***** EXERCISE DATA

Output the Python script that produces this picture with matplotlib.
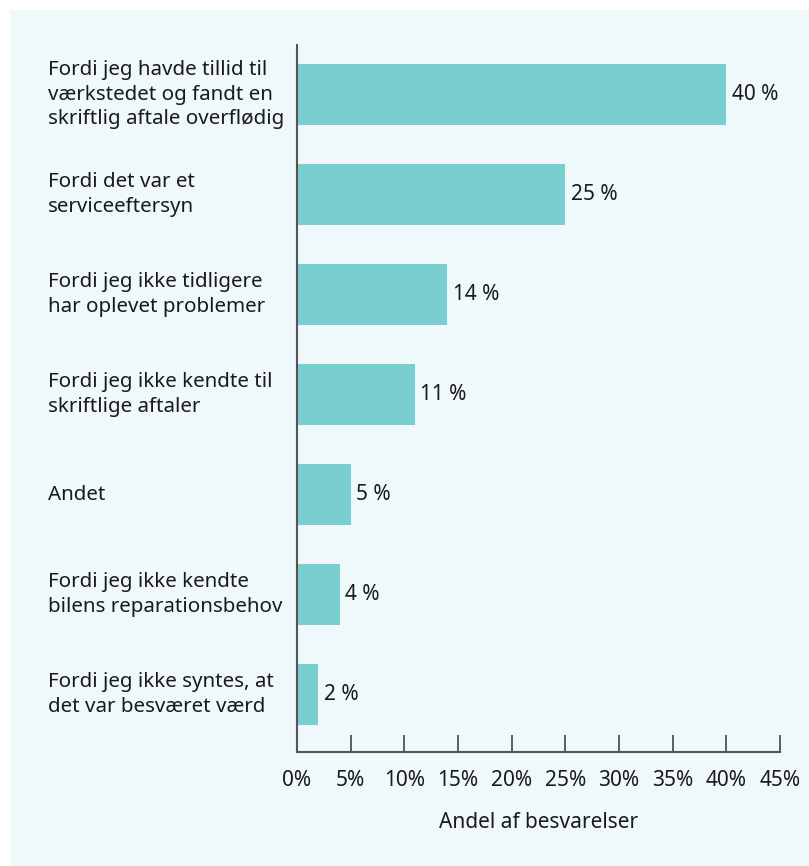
import matplotlib.pyplot as plt
from matplotlib.patches import Rectangle
from matplotlib.transforms import blended_transform_factory

# reasons for not getting a written agreement, share of responses
reasons = [
    "Fordi jeg havde tillid til\nværkstedet og fandt en\nskriftlig aftale overflødig",
    "Fordi det var et\nserviceeftersyn",
    "Fordi jeg ikke tidligere\nhar oplevet problemer",
    "Fordi jeg ikke kendte til\nskriftlige aftaler",
    "Andet",
    "Fordi jeg ikke kendte\nbilens reparationsbehov",
    "Fordi jeg ikke syntes, at\ndet var besværet værd",
]
shares = [40, 25, 14, 11, 5, 4, 2]
xticks = [0, 5, 10, 15, 20, 25, 30, 35, 40, 45]
xlabel = "Andel af besvarelser"

bg = "#eff8fa"
bar_col = "#79cfd0"
txt = "#1a1a1a"
plt.rcParams["font.family"] = ["Noto Sans", "DejaVu Sans"]

fig = plt.figure(figsize=(8.09, 8.66), dpi=100)
fig.patch.set_facecolor("white")
fig.patches.append(Rectangle((10 / 809, 0), 1, 856 / 866, transform=fig.transFigure,
                             facecolor=bg, edgecolor="none", zorder=-1))

ax = fig.add_axes([297 / 809, 114 / 866, 483 / 809, 707 / 866])
ax.set_facecolor("none")

ypos = list(range(len(shares)))
ax.barh(ypos, shares, height=0.61, color=bar_col, zorder=2)
ax.set_xlim(0, 45)
ax.set_ylim(6.57, -0.495)

for y, v in zip(ypos, shares):
    ax.text(v + 0.5, y, f"{v} %", ha="left", va="center", fontsize=15, color=txt)

lab_tr = blended_transform_factory(fig.transFigure, ax.transData)
for y, lab in zip(ypos, reasons):
    ax.text(48 / 809, y, lab, transform=lab_tr, ha="left", va="center",
            fontsize=14.8, color=txt, linespacing=1.33)

ax.set_yticks([])
ax.set_xticks(xticks)
ax.set_xticklabels([f"{t}%" for t in xticks], fontsize=15, color=txt)
ax.tick_params(axis="x", direction="in", length=12, width=1.2, color="#444444", pad=13)
ax.set_xlabel(xlabel, fontsize=15, color=txt, labelpad=15)

for s in ("top", "right"):
    ax.spines[s].set_visible(False)
for s in ("left", "bottom"):
    ax.spines[s].set_color("#555555")
    ax.spines[s].set_linewidth(1.5)

fig.savefig("out.png", dpi=100, facecolor=fig.get_facecolor())
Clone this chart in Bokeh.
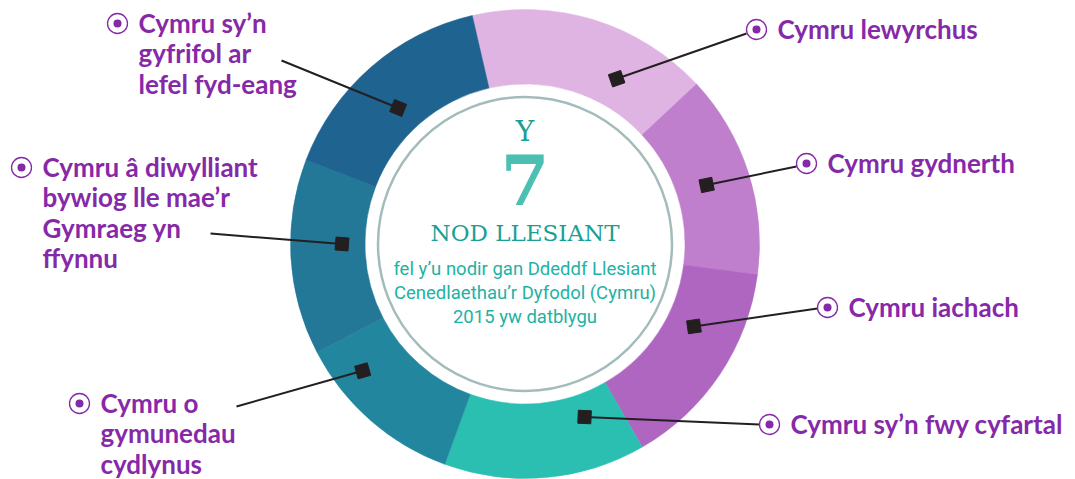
import math
from bokeh.plotting import figure
from bokeh.models import Range1d, ColumnDataSource
from bokeh.core.properties import value
from bokeh.embed import file_html
from bokeh.resources import INLINE

# ---- data ----
goals = [
    "Cymru lewyrchus",
    "Cymru gydnerth",
    "Cymru iachach",
    "Cymru sy’n fwy cyfartal",
    "Cymru o\ngymunedau\ncydlynus",
    "Cymru â diwylliant\nbywiog lle mae’r\nGymraeg yn\nffynnu",
    "Cymru sy’n\ngyfrifol ar\nlefel fyd-eang",
]
shares = [60, 50.5, 52.5, 50, 42.5, 48.5, 56]
colors = ["#dfb4e3", "#c07fcc", "#ae66c1", "#2bbfb1", "#22869e", "#237898", "#1f6390"]

center_lines = ["Y", "7", "NOD LLESIANT"]
subtitle_lines = ["fel y’u nodir gan Ddeddf Llesiant",
                  "Cenedlaethau’r Dyfodol (Cymru)",
                  "2015 yw datblygu"]

# ---- layout (reference pixel coordinates, y downward) ----
CX, CY = 524.5, 243.5
R_IN, R_OUT, R_GRAY = 160, 234.5, 147
START_BEARING = -13.0
marker_bearing = [29, 72, 116, 161, 232, 270, 317]
marker_radius = [189, 191, 188, 183, 206, 183, 186]
line_end = [(746, 33), (796, 166), (817, 308), (759, 424), (236, 406), (210, 233), (281, 60)]
bullet = [(756, 29), (806, 163), (827, 307), (769, 424), (79, 403), (21, 167), (117, 23)]
TEXT_DX = 21
LINE_STEP = 30.5

W, H = 1075, 479


def fy(y):
    return H - y


p = figure(width=W, height=H, output_backend="svg", toolbar_location=None,
           x_range=Range1d(0, W), y_range=Range1d(0, H), min_border=0)
p.axis.visible = False
p.grid.visible = False
p.outline_line_color = None
p.background_fill_color = "white"
p.border_fill_color = "white"

# wedges
total = sum(shares)
b0 = START_BEARING
starts, ends = [], []
for s in shares:
    b1 = b0 + s / total * 360.0
    starts.append(math.radians(90 - b1))
    ends.append(math.radians(90 - b0))
    b0 = b1
src = ColumnDataSource(dict(start=starts, end=ends, color=colors))
p.annular_wedge(x=CX, y=fy(CY), inner_radius=R_IN, outer_radius=R_OUT,
                start_angle="start", end_angle="end", fill_color="color",
                line_color="color", line_width=0.5, source=src)

# inner gray circle
p.circle(x=CX, y=fy(CY), radius=R_GRAY, fill_color="white", line_color="#a3bcbb", line_width=2.5)

# leader lines, squares
mx, my, ang = [], [], []
for b, r, (ex, ey) in zip(marker_bearing, marker_radius, line_end):
    x = CX + r * math.sin(math.radians(b))
    y = fy(CY) + r * math.cos(math.radians(b))
    mx.append(x)
    my.append(y)
    ang.append(math.atan2(fy(ey) - y, ex - x))
    p.line([x, ex], [y, fy(ey)], line_color="#231f20", line_width=2)
p.scatter(mx, my, marker="square", size=13, angle=ang, fill_color="#231f20", line_color="#231f20")

# bullets
bx = [b[0] for b in bullet]
by = [fy(b[1]) for b in bullet]
p.circle(bx, by, radius=10, fill_color="white", line_color="#8629a8", line_width=1.3)
p.circle(bx, by, radius=4, fill_color="#8629a8", line_color=None)

# labels
tx, ty, tt = [], [], []
for g, (x, y) in zip(goals, bullet):
    for i, ln in enumerate(g.split("\n")):
        tx.append(x + TEXT_DX)
        ty.append(fy(y - 1 + i * LINE_STEP))
        tt.append(ln)
p.text(tx, ty, text=tt, text_font=value("Lato"), text_font_style="bold",
       text_font_size="26px", text_color="#8629a8", text_baseline="middle", text_align="left")

# center texts
p.text([CX], [fy(131)], text=[center_lines[0]], text_font=value("DejaVu Serif"),
       text_font_size="28px", text_color="#1a9f96", text_align="center", text_baseline="middle")
p.text([CX], [fy(179)], text=[center_lines[1]], text_font=value("DejaVu Serif"),
       text_font_size="70px", text_font_style="bold", text_color="#4bbfb1",
       text_align="center", text_baseline="middle")
p.text([CX], [fy(232)], text=[center_lines[2]], text_font=value("DejaVu Serif"),
       text_font_size="23px", text_color="#1a9f96", text_align="center", text_baseline="middle")
p.text([CX] * 3, [fy(268), fy(292), fy(316)], text=subtitle_lines, text_font=value("Roboto"),
       text_font_size="18.5px", text_color="#22b2a4", text_align="center", text_baseline="middle")

open("out.html", "w").write(file_html(p, INLINE))
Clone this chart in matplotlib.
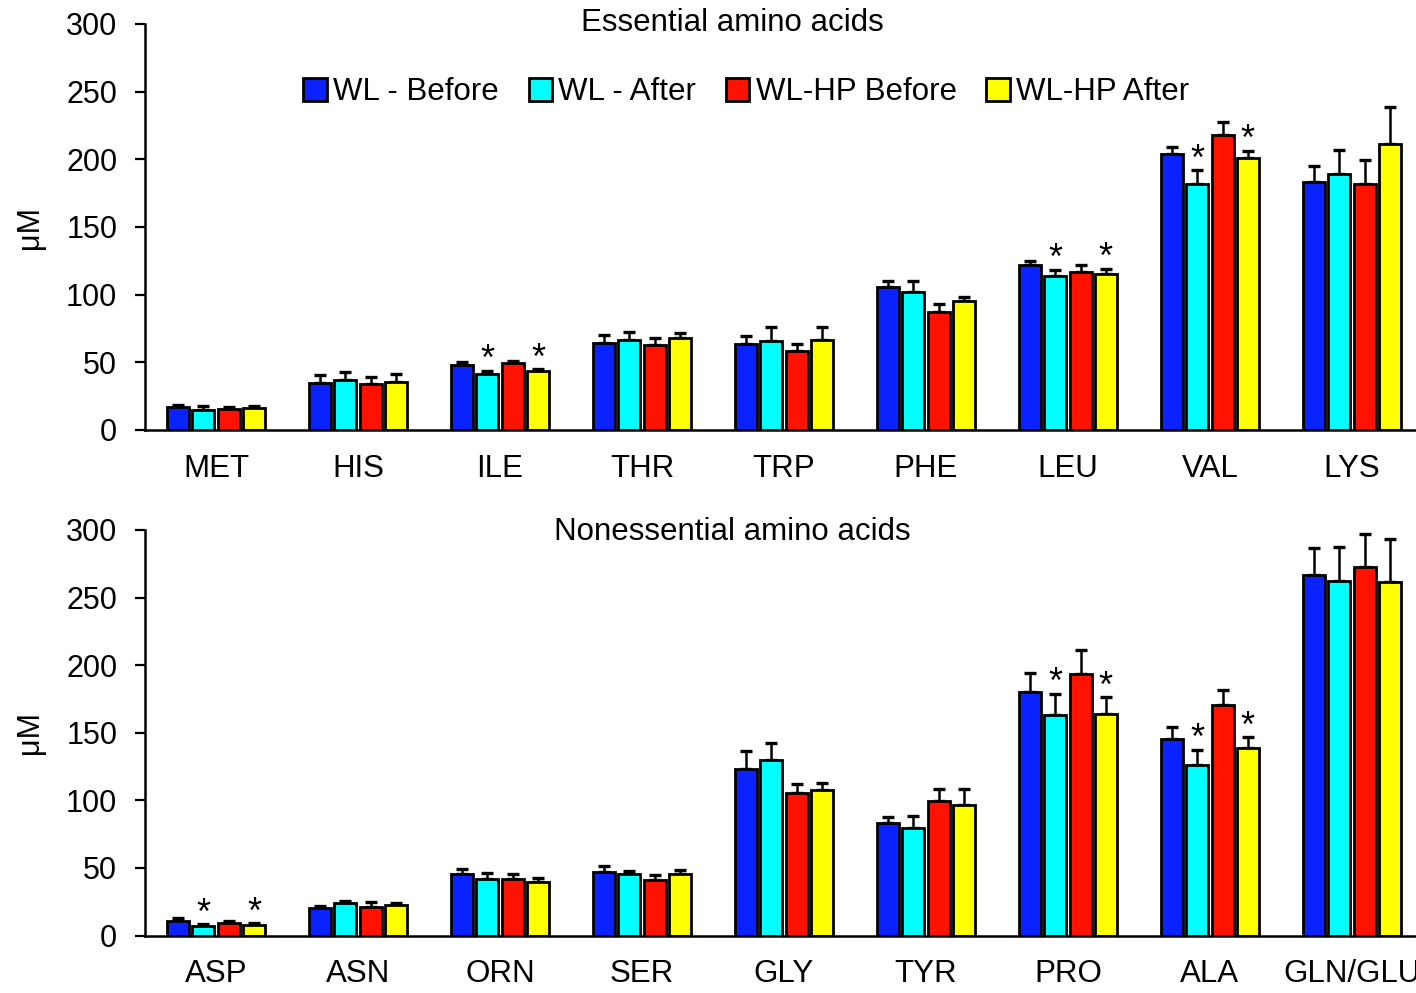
import matplotlib
matplotlib.use("Agg")
import matplotlib.pyplot as plt
import numpy as np

# --- Data ---
SERIES = ["WL - Before", "WL - After", "WL-HP Before", "WL-HP After"]
COLORS = ["#0A22FF", "#00FFFF", "#FF1200", "#FFFF00"]

ess_labels = ["MET", "HIS", "ILE", "THR", "TRP", "PHE", "LEU", "VAL", "LYS"]
ess_wl_before = [16.7, 34.5, 48.0, 64.3, 63.5, 105.4, 122.2, 203.5, 183.0]
ess_wl_after = [14.8, 37.0, 41.4, 66.7, 66.0, 102.2, 113.8, 182.0, 189.2]
ess_hp_before = [15.5, 34.2, 49.2, 63.0, 58.6, 86.9, 117.0, 218.0, 181.8]
ess_hp_after = [16.0, 35.2, 43.6, 68.0, 66.7, 95.0, 115.0, 200.7, 211.4]
ess_err_wl_before = [2.0, 5.9, 2.0, 5.6, 6.2, 4.9, 2.9, 5.4, 11.8]
ess_err_wl_after = [2.6, 5.6, 2.2, 5.4, 10.4, 7.6, 4.7, 9.9, 17.9]
ess_err_hp_before = [1.2, 5.2, 1.8, 5.0, 4.9, 6.2, 5.2, 9.3, 17.4]
ess_err_hp_after = [1.4, 5.8, 1.2, 3.7, 9.7, 3.0, 4.0, 5.5, 27.5]
ess_stars = ["ILE", "LEU", "VAL"]

non_labels = ["ASP", "ASN", "ORN", "SER", "GLY", "TYR", "PRO", "ALA", "GLN/GLU"]
non_wl_before = [11.1, 20.0, 45.2, 47.0, 123.5, 83.0, 180.5, 145.5, 266.9]
non_wl_after = [6.9, 23.9, 41.7, 45.7, 129.6, 79.5, 163.3, 126.4, 262.1]
non_hp_before = [9.1, 21.3, 41.5, 41.0, 105.7, 99.3, 193.1, 170.6, 272.9]
non_hp_after = [7.6, 22.5, 39.3, 45.7, 107.7, 96.3, 163.5, 138.5, 261.4]
non_err_wl_before = [2.0, 1.7, 4.2, 4.6, 13.0, 4.7, 13.5, 9.1, 20.0]
non_err_wl_after = [1.5, 1.8, 4.4, 2.3, 13.1, 8.7, 15.7, 11.1, 25.3]
non_err_hp_before = [1.3, 3.7, 3.7, 3.5, 6.7, 9.1, 17.8, 10.7, 24.4]
non_err_hp_after = [1.5, 1.9, 2.9, 2.7, 5.4, 11.8, 12.8, 8.1, 32.2]
non_stars = ["ASP", "PRO", "ALA"]

# --- Style ---
plt.rcParams['font.family'] = ['Liberation Sans', 'DejaVu Sans']
FS = 22
BAR_W = 0.155
STEP = 0.178


def draw_panel(ax, labels, means, errs, stars):
    x = np.arange(len(labels))
    for k, (m, e) in enumerate(zip(means, errs)):
        pos = x + (k - 1.5) * STEP
        ax.bar(pos, m, width=BAR_W, color=COLORS[k], edgecolor='black',
               linewidth=2.0, label=SERIES[k], zorder=2)
        ax.errorbar(pos, m, yerr=[np.zeros(len(e)), e], fmt='none',
                    ecolor='black', elinewidth=1.8, capsize=4.5, capthick=2.4,
                    zorder=1)
        # significance stars on the "After" bars
        if k in (1, 3):
            for i, lab in enumerate(labels):
                if lab in stars:
                    ax.text(pos[i], m[i] + e[i] + 0.5, "*", ha='center',
                            va='baseline', fontsize=26)

    ax.set_xlim(-0.5, len(labels) - 0.5)
    ax.set_ylim(0, 300)
    ax.set_yticks(np.arange(0, 301, 50))
    ax.set_xticks(x)
    ax.set_xticklabels(labels, fontsize=FS + 0.5)
    ax.tick_params(axis='x', length=0, pad=17)
    ax.tick_params(axis='y', length=7, width=1.6, pad=13, labelsize=FS)
    for s in ['top', 'right']:
        ax.spines[s].set_visible(False)
    for s in ['left', 'bottom']:
        ax.spines[s].set_linewidth(1.8)


fig = plt.figure(figsize=(14.16, 9.93), dpi=100)
ax1 = fig.add_axes([0.1024, 0.567, 0.9025, 0.409])
ax2 = fig.add_axes([0.1024, 0.0579, 0.9025, 0.4084])

draw_panel(ax1, ess_labels,
           [ess_wl_before, ess_wl_after, ess_hp_before, ess_hp_after],
           [ess_err_wl_before, ess_err_wl_after, ess_err_hp_before, ess_err_hp_after],
           ess_stars)
draw_panel(ax2, non_labels,
           [non_wl_before, non_wl_after, non_hp_before, non_hp_after],
           [non_err_wl_before, non_err_wl_after, non_err_hp_before, non_err_hp_after],
           non_stars)

fig.text(0.517, 0.977, "Essential amino acids", ha='center', va='center', fontsize=FS + 0.5)
fig.text(0.517, 0.464, "Nonessential amino acids", ha='center', va='center', fontsize=FS + 0.5)
fig.text(0.021, 0.771, "μM", ha='center', va='center', rotation=90, fontsize=FS)
fig.text(0.021, 0.262, "μM", ha='center', va='center', rotation=90, fontsize=FS)

handles, labs = ax1.get_legend_handles_labels()
fig.legend(handles, labs, loc='center', bbox_to_anchor=(0.527, 0.907), ncol=4,
           frameon=False, fontsize=FS + 0.5, handlelength=0.75, handleheight=0.75,
           handletextpad=0.2, columnspacing=0.95, borderaxespad=0)

fig.savefig("out.png", dpi=100, facecolor='white')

**********

AIM OF THE TASK:
Make an exact copy of the lines from the one that contains "Clone this chart in matplotlib." through the one that contains "STEP = 0.178", both included, and no other lines. Pictures are skipped.

PROBLEM SOLUTION:
Clone this chart in matplotlib.
import matplotlib
matplotlib.use("Agg")
import matplotlib.pyplot as plt
import numpy as np

# --- Data ---
SERIES = ["WL - Before", "WL - After", "WL-HP Before", "WL-HP After"]
COLORS = ["#0A22FF", "#00FFFF", "#FF1200", "#FFFF00"]

ess_labels = ["MET", "HIS", "ILE", "THR", "TRP", "PHE", "LEU", "VAL", "LYS"]
ess_wl_before = [16.7, 34.5, 48.0, 64.3, 63.5, 105.4, 122.2, 203.5, 183.0]
ess_wl_after = [14.8, 37.0, 41.4, 66.7, 66.0, 102.2, 113.8, 182.0, 189.2]
ess_hp_before = [15.5, 34.2, 49.2, 63.0, 58.6, 86.9, 117.0, 218.0, 181.8]
ess_hp_after = [16.0, 35.2, 43.6, 68.0, 66.7, 95.0, 115.0, 200.7, 211.4]
ess_err_wl_before = [2.0, 5.9, 2.0, 5.6, 6.2, 4.9, 2.9, 5.4, 11.8]
ess_err_wl_after = [2.6, 5.6, 2.2, 5.4, 10.4, 7.6, 4.7, 9.9, 17.9]
ess_err_hp_before = [1.2, 5.2, 1.8, 5.0, 4.9, 6.2, 5.2, 9.3, 17.4]
ess_err_hp_after = [1.4, 5.8, 1.2, 3.7, 9.7, 3.0, 4.0, 5.5, 27.5]
ess_stars = ["ILE", "LEU", "VAL"]

non_labels = ["ASP", "ASN", "ORN", "SER", "GLY", "TYR", "PRO", "ALA", "GLN/GLU"]
non_wl_before = [11.1, 20.0, 45.2, 47.0, 123.5, 83.0, 180.5, 145.5, 266.9]
non_wl_after = [6.9, 23.9, 41.7, 45.7, 129.6, 79.5, 163.3, 126.4, 262.1]
non_hp_before = [9.1, 21.3, 41.5, 41.0, 105.7, 99.3, 193.1, 170.6, 272.9]
non_hp_after = [7.6, 22.5, 39.3, 45.7, 107.7, 96.3, 163.5, 138.5, 261.4]
non_err_wl_before = [2.0, 1.7, 4.2, 4.6, 13.0, 4.7, 13.5, 9.1, 20.0]
non_err_wl_after = [1.5, 1.8, 4.4, 2.3, 13.1, 8.7, 15.7, 11.1, 25.3]
non_err_hp_before = [1.3, 3.7, 3.7, 3.5, 6.7, 9.1, 17.8, 10.7, 24.4]
non_err_hp_after = [1.5, 1.9, 2.9, 2.7, 5.4, 11.8, 12.8, 8.1, 32.2]
non_stars = ["ASP", "PRO", "ALA"]

# --- Style ---
plt.rcParams['font.family'] = ['Liberation Sans', 'DejaVu Sans']
FS = 22
BAR_W = 0.155
STEP = 0.178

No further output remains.